Information leakage in real world occurs in a variety of situations. Some companies are highly dependent on a specific group of knowledgeable workers to achieve company objectives. Organizations doing research and development (R&D) and those in software development are particularly dependent on these talented people for breakthrough inventions. The movement of this niche group of experts from one company to another potentially causes knowledge leakage. These employee migrations could severely disrupt business daily operations if no substitutions are available (Mohamed et al. 2006). The use of temporary and contract workers also increases the possibility of unintentional knowledge transfer to third parties and makes them attractive in the market. Businesses could gain superior competitive advantages with the critical knowledge leaked from their service providers. Literature is filled with the importance of information and knowledge sharing in integrated supply chains in their effort to cope with globalization. Most researchers have reported on the positive impact of information (Nonaka and Takeuchi 1995; Lee 2004; Ryu et al. 2009; Flynn et al. 2010) and knowledge sharing (Easter-Smith et al. 2008; Yang 2011).
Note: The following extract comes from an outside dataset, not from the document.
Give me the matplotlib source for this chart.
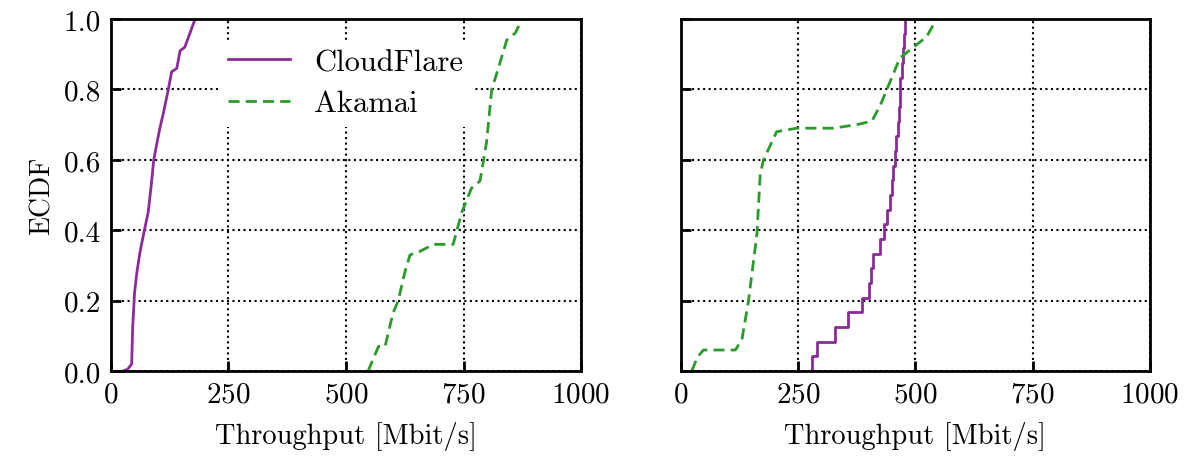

Frohlich and Westbrook (2001), for instance, conducted an excellent study on the effect of different arcs (degree) of integration on firms’ performance and Flynn et al. (2010) acknowledge that strategic integration measures and inter-firms interactions could boost the firms’ operational and business performances.

However, when integration measures are not implemented appropriately, information and knowledge leakage could occur in the supply chain (Li et al. 2002; Zhao et al. 2002; Dye and Sridhar 2003; Anand and Goyal 2009) with recipient firms benefitting from such crucial information and knowledge from business rivals. The objective of this paper is to conceptualise an information and knowledge leakage theoretical model and formulate hypotheses relating supply chain integration to information leakage (IL) and knowledge leakage (KL). These hypotheses will be evaluated using evidence gathered from the multiple interviews described in the later part of this paper. This paper will also investigate the factors triggering IL and KL and suggest mitigation measures to soften the impact of leakages on performance. The findings from this paper are particularly beneficial to the area of information management (IM) and knowledge management (KM) in the supply chain management (SCM) field.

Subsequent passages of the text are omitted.